■ **AIM OF THE TASK**: Retype the lines beneath this one, from the first through the line containing "color=transparent!0, outer color=transparent!100]". Pictures are left out.

════════

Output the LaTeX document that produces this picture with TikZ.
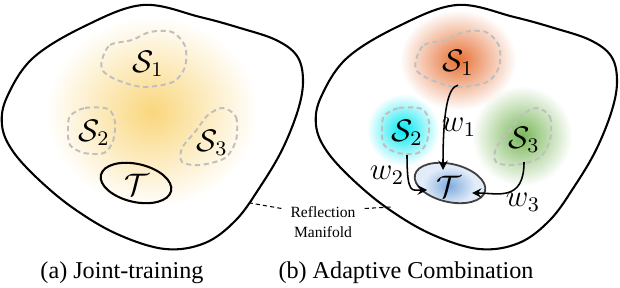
\documentclass[tikz,border=0pt]{standalone}
\usepackage[no-math]{fontspec}
\setmainfont{Liberation Serif}
\usepackage{amsmath}
\usepackage{amssymb}
\usetikzlibrary{arrows}
\usetikzlibrary{fadings}

\definecolor{glowyellow}{RGB}{249,210,110}
\definecolor{gloworange}{RGB}{230,112,52}
\definecolor{glowcyan}{RGB}{0,232,242}
\definecolor{glowgreen}{RGB}{120,182,88}
\definecolor{glowblue}{RGB}{110,160,218}
\definecolor{paleblue}{RGB}{226,236,248}
\tikzfading[name=glow, inner color=transparent!0, outer color=transparent!100]

\begin{document}
\begin{tikzpicture}[x=0.385pt,y=-0.385pt,
    manifold/.style={line width=0.8pt},
    sourceline/.style={gray!50, line width=0.75pt, dash pattern=on 2pt off 1.4pt},
    domlabel/.style={font=\fontsize{12}{14}\selectfont},
    caption/.style={font=\fontsize{9.3}{11}\selectfont},
    wire/.style={->, >=stealth, line width=0.6pt},
    leader/.style={line width=0.4pt, dash pattern=on 1.6pt off 1.2pt}]
    \useasboundingbox (0,0) rectangle (620,288);

    % soft colour clouds
    \fill[glowyellow, path fading=glow, opacity=0.9] (152,112) ellipse [x radius=105, y radius=95];
    \fill[gloworange, path fading=glow] (458,60) ellipse [x radius=58, y radius=50];
    \fill[glowcyan, path fading=glow] (403,130) circle (36);
    \fill[glowgreen, path fading=glow] (522,136) circle (50);

    % manifold and source domains, same in both panels
    \foreach \dx in {0,314}{
        \begin{scope}[shift={(\dx,0)}]
            \draw[manifold] plot[smooth cycle, tension=0.6] coordinates {(143,5) (200,17) (240,28) (276,40) (297,56) (303,80) (298,110) (282,150) (260,187) (236,220) (205,243) (165,249) (117,234) (73,208) (37,178) (12,150) (2,125) (7,97) (33,58) (85,26)};
            \draw[sourceline] plot[smooth cycle] coordinates {(102,60) (110,45) (132,40) (150,32) (172,32) (185,46) (185,67) (173,82) (143,87) (117,80) (103,71)};
            \draw[sourceline] plot[smooth cycle] coordinates {(70,116) (85,108) (108,109) (115,122) (113,141) (104,153) (84,153) (70,145) (68,130)};
            \draw[sourceline] plot[smooth cycle] coordinates {(223,108) (236,117) (236,140) (225,158) (200,165) (182,162) (182,148) (195,132) (208,115)};
        \end{scope}
    }

    % target domain
    \draw[manifold, rotate around={-13:(136,183)}] (136,183) ellipse [x radius=36, y radius=19];
    \begin{scope}
        \clip[rotate around={-13:(450,183)}] (450,183) ellipse [x radius=36, y radius=19];
        \fill[paleblue] (400,150) rectangle (500,220);
        \fill[glowblue, path fading=glow, opacity=0.85] (449,186) ellipse [x radius=26, y radius=19];
    \end{scope}
    \draw[black!75, line width=0.7pt, rotate around={-13:(450,183)}] (450,183) ellipse [x radius=36, y radius=19];

    % labels
    \node[domlabel] (s1a) at (148,64) {$\mathcal{S}_1$};
    \node[domlabel] (s2a) at (94,133) {$\mathcal{S}_2$};
    \node[domlabel] (s3a) at (212,143) {$\mathcal{S}_3$};
    \node[domlabel] (ta) at (137,185) {$\mathcal{T}$};
    \node[domlabel] (s1b) at (458,63) {$\mathcal{S}_1$};
    \node[domlabel] (s2b) at (407,133) {$\mathcal{S}_2$};
    \node[domlabel] (s3b) at (524,140) {$\mathcal{S}_3$};
    \node[domlabel] (tb) at (449,187) {$\mathcal{T}$};

    % weights
    \coordinate (e1) at (443,170);
    \coordinate (e2) at (427,190);
    \coordinate (e3) at (472,193);
    \draw[wire] (s1b.south) .. controls +(-10,2) and +(0,-60) .. (e1);
    \draw[wire] (s2b.south) .. controls +(0,40) and +(-15,0) .. (e2);
    \draw[wire] (s3b.south) .. controls +(0,40) and +(25,0) .. (e3);
    \node[domlabel] (w1) at (459,127) {$w_1$};
    \node[domlabel] (w2) at (387,175) {$w_2$};
    \node[domlabel] (w3) at (523,202) {$w_3$};

    % manifold label
    \node[align=center, font=\fontsize{6}{7.5}\selectfont] (rm) at (323,222) {Reflection\\Manifold};
    \coordinate (ml) at (250,203);
    \coordinate (mr) at (392,207);
    \draw[leader] (rm.162) -- (ml);
    \draw[leader] (rm.18) -- (mr);

    % captions
    \node[caption] (capa) at (122,273) {(a) Joint-training};
    \node[caption] (capb) at (406,273) {(b) Adaptive Combination};
\end{tikzpicture}
\end{document}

════════

■ **OUTPUT FOR THIS TASK**:
Output the LaTeX document that produces this picture with TikZ.
\documentclass[tikz,border=0pt]{standalone}
\usepackage[no-math]{fontspec}
\setmainfont{Liberation Serif}
\usepackage{amsmath}
\usepackage{amssymb}
\usetikzlibrary{arrows}
\usetikzlibrary{fadings}

\definecolor{glowyellow}{RGB}{249,210,110}
\definecolor{gloworange}{RGB}{230,112,52}
\definecolor{glowcyan}{RGB}{0,232,242}
\definecolor{glowgreen}{RGB}{120,182,88}
\definecolor{glowblue}{RGB}{110,160,218}
\definecolor{paleblue}{RGB}{226,236,248}
\tikzfading[name=glow, inner color=transparent!0, outer color=transparent!100]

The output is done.